How did you get your start in makeup?
After graduating from university, I worked as a Montessori preschool teacher. While I still love working with children, I felt that I wasn’t completely myself because I had to act and dress a certain way. I’ve always been a very expressive person and adventurous with my fashion, so I felt that side of me was being suppressed. As an outlet and creative release, I’d paint intricate designs on my nails when I got off work. After three years as a preschool instructor and with the encouragement of my family, I decided to pursue my passion and enroll at Blanche
Macdonald Centre here in Vancouver at the age of 28. During my first Halloween as a student, I tried my first illusion which was a cracked face look using only a black and white liner. I received a lot of positive feedback and many people recreated my look on social media which inspired me to further explore this style.
Did you start out as a creative artist or were you focused on more traditional means of artistry in your early career?
I did every style of makeup as part of the Global Makeup Program at Blanche Macdonald including beauty, fashion, and prosthetics. Illusion makeup was something that I explored during my free time because it was intriguing to me and I felt that it was a style that would elevate other aspects of my artistry.
So many artists have been inspired by your work and have tried their hand at your style of artistry. Is that a blessing or a curse to have others copy your energy and designs?
I am flattered that artists enjoy my work enough to recreate it and I’m humbled to know that I’ve helped pioneer a style of makeup that people are interested in. However, I like to encourage my students and followers to attempt their own creative looks that are authentic to themselves because it is much more rewarding to create from within. However, I know that for the most part, those who recreate my looks are genuine fans
and have good intentions so I definitely feel blessed. Of course I’ve also come across dishonest artists. The worst case was one who had copied several of my looks and initially had credited me, but retroactively removed all credits and tried to claim them
as her own when she gained popularity. This type of action does annoy me at first, but I use this negative energy to motivate myself and continue improving as I know these plagiarists will always be steps behind me in terms of creativity and ability.
Your work on Ezra Miller for the Met Gala in 2019 was one of the talked-about moments of the event. What was that like?
Creating the Met Gala look was a very spontaneous process as we didn’t even have time for a trial. Ezra loved the kaleidoscope face look that I did on myself in 2018 so I adapted it to fit a different face structure. We started the makeup process at around 3 AM and finished at 8 AM for a photoshoot. By the time Ezra made it to the red carpet, it was 7:30 PM so it was vital that the makeup last all day. It was such an incredible experience to showcase one of my most iconic looks and I couldn’t have asked for anyone better to rock the look than Ezra.
Your work is often compared to that of a fine artist or painter. Do you also paint or doing any other fine artwork?
I never received formal art training, so it wasn’t until after I started doing illusion makeup that I realized I could do other types of art as well. As I improved my skills and evolved my style, I started incorporating props, drawings, and paintings into my looks which I feel elevates my work to another level.

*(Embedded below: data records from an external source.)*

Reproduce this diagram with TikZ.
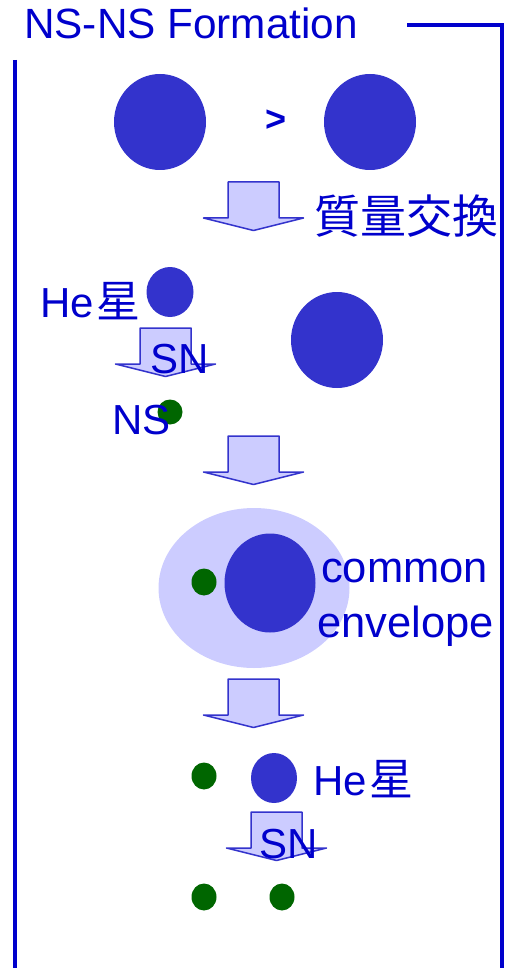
\documentclass[tikz,border=0pt]{standalone}
\usepackage{fontspec}
\setmainfont{Liberation Sans}
\newfontfamily\cjkfont{Noto Sans CJK JP}
\definecolor{txtblue}{RGB}{0,0,204}
\definecolor{starblue}{RGB}{51,51,204}
\definecolor{envfill}{RGB}{204,204,255}
\definecolor{nsgreen}{RGB}{0,102,0}
\tikzset{
  frameline/.style={draw=txtblue, line width=4.5pt},
  star/.style={fill=starblue, draw=none},
  nstar/.style={fill=nsgreen, draw=none},
  envelope/.style={fill=envfill, draw=none},
  lbl/.style={text=txtblue, inner sep=0pt, anchor=base west, font=\fontsize{42}{50}\selectfont},
  biglbl/.style={lbl, font=\fontsize{43.5}{50}\selectfont},
  pics/blockarrow/.style={code={
    \draw[fill=envfill, draw=starblue, line width=1.5pt, line join=round]
      (-25.5,0) -- (25.5,0) -- (25.5,36) -- (50,36) -- (0,48.5) -- (-50,36) -- (-25.5,36) -- cycle;
  }}
}
\begin{document}
\begin{tikzpicture}[x=1pt, y=-1pt]
\useasboundingbox (0,0) rectangle (512,968);

% frame
\draw[frameline] (15,60) -- (15,968);
\draw[frameline] (407,25) -- (502,25) -- (502,968);
\node[lbl, font=\fontsize{42.3}{50}\selectfont] (title) at (24,39) {NS-NS Formation};

% initial binary
\fill[star] (160,122) ellipse [x radius=46, y radius=48];
\fill[star] (370,122) ellipse [x radius=46, y radius=48];
\node[text=txtblue, font=\fontsize{36}{40}\selectfont\bfseries, inner sep=0pt] (gt) at (276.5,120.5) {>};

% mass transfer
\pic at (253.5,182) {blockarrow};
\node[text=txtblue, font=\fontsize{46}{50}\cjkfont, inner sep=0pt] (mt) at (406,216) {質量交換};

% He star and companion
\fill[star] (170,292) ellipse [x radius=23.5, y radius=25];
\node[lbl] (he1) at (40,317) {He\hspace{3pt}{\cjkfont\fontsize{44}{50}\selectfont 星}};
\fill[star] (337,340) ellipse [x radius=46, y radius=48];

\pic at (165.5,328) {blockarrow};
\node[lbl] (sn1) at (150,373) {SN};

\fill[nstar] (170,412) circle [radius=12.5];
\node[lbl] (ns) at (112,434) {NS};

\pic at (253.5,436) {blockarrow};

% common envelope
\fill[envelope] (254,588) ellipse [x radius=95.5, y radius=80];
\fill[star] (270,583) ellipse [x radius=45.5, y radius=49.5];
\fill[nstar] (204,582) ellipse [x radius=12.5, y radius=13.5];
\node[biglbl] (ce1) at (321,582) {common};
\node[biglbl] (ce2) at (317,637) {envelope};

\pic at (253.5,679) {blockarrow};

% second He star
\fill[nstar] (204,776) ellipse [x radius=12.5, y radius=13.5];
\fill[star] (274,778) ellipse [x radius=23, y radius=25];
\node[lbl] (he2) at (313,795) {He\hspace{3pt}{\cjkfont\fontsize{44}{50}\selectfont 星}};

\pic at (276.5,812) {blockarrow};
\node[lbl] (sn2) at (259,858) {SN};

% double neutron star
\fill[nstar] (204,897) ellipse [x radius=12.5, y radius=13.5];
\fill[nstar] (282,897) ellipse [x radius=12.5, y radius=13.5];
\end{tikzpicture}
\end{document}
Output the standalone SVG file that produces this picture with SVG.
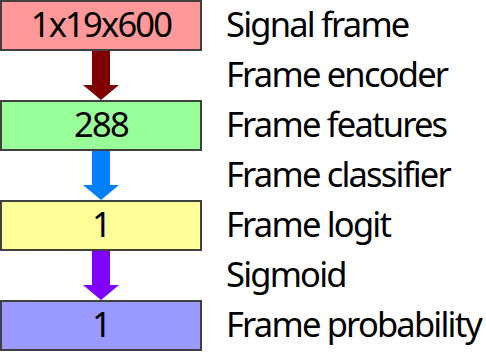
<svg xmlns="http://www.w3.org/2000/svg" width="486" height="352" viewBox="0 0 486 352">
<style>
text{font-family:"Noto Sans","Open Sans",sans-serif;font-size:34.5px;letter-spacing:-1.8px;fill:#000}
.box{stroke:#404040;stroke-width:2}
.c{text-anchor:middle}
</style>
<rect width="486" height="352" fill="#fff"/>
<g id="connectors">
<path d="M92,50 V85 H83 L101,100 L119,85 H110 V50 Z" fill="#800000"/>
<path d="M92,150 V185 H83 L101,200 L119,185 H110 V150 Z" fill="#0080ff"/>
<path d="M92,250 V285 H83 L101,300 L119,285 H110 V250 Z" fill="#8000ff"/>
</g>
<g id="n1"><rect class="box" x="1" y="1" width="200" height="49" fill="#ff9999"/><text class="c" x="101" y="37">1x19x600</text></g>
<g id="n2"><rect class="box" x="1" y="101" width="200" height="49" fill="#99ff99"/><text class="c" x="101" y="137">288</text></g>
<g id="n3"><rect class="box" x="1" y="201" width="200" height="49" fill="#ffff99"/><text class="c" x="101" y="237">1</text></g>
<g id="n4"><rect class="box" x="1" y="301" width="200" height="49" fill="#9999ff"/><text class="c" x="101" y="337">1</text></g>
<g id="labels">
<text x="226" y="37">Signal frame</text>
<text x="226" y="87">Frame encoder</text>
<text x="226" y="137">Frame features</text>
<text x="226" y="187">Frame classifier</text>
<text x="226" y="237">Frame logit</text>
<text x="226" y="287">Sigmoid</text>
<text x="226" y="337">Frame probability</text>
</g>
</svg>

What inspires your designs?
I’m inspired a lot by other forms of art including surreal digital art, photography, sculptures, paintings, films, and music. I also suffer from sleep paralysis which is a condition in which I see visions right before I wake. During these episodes, my body is asleep but my mind is awake and I often see frightening images like split bodies, faces with multiple features, and spiders. I started painting these visions on my face and realized that once I paint them, I don’t dream about it anymore. It’s a blessing in disguise as it has inspired some of my morbid looks.
When you are creating multiple facial features as a part of a design, is this all hand-drawn, or do you ever use stencils?
Everything I do is hand drawn and I never use stencils for my illusions. I take lots of photos of my features (or spend the time to study my model’s features) and then try my best to replicate every detail and color with makeup and fine art brushes. It has taken me a long time to train my eyes to pick up the smallest detail and I continue to learn each day.
How long does one of your more technically difficult pieces take to create?
It can take up to 10 hours to complete but I’ve started taking naps in between. It can take several more hours to craft props, photograph, and record my looks so, by the time I post the content, it may have been a full day since I started.
Do you do much post-production retouching of your images?
I take pride in the fact that I create my illusions through makeup only and not through digital manipulation or Photoshop. One of the biggest compliments I receive when I am on set or teaching a class is that people tell me that my illusions are just as effective in person as they are online.
What’s Next for Mimi Choi?
My only aim is to keep evolving my style and improving my technique. Whatever opportunities come my way, as a result, are just bonuses. I never want to limit myself and I want to continue creating spontaneously and following my instincts. I hope to
continue shocking the world by creating art that nobody has ever seen before and pumping out content that evokes a visceral response in people.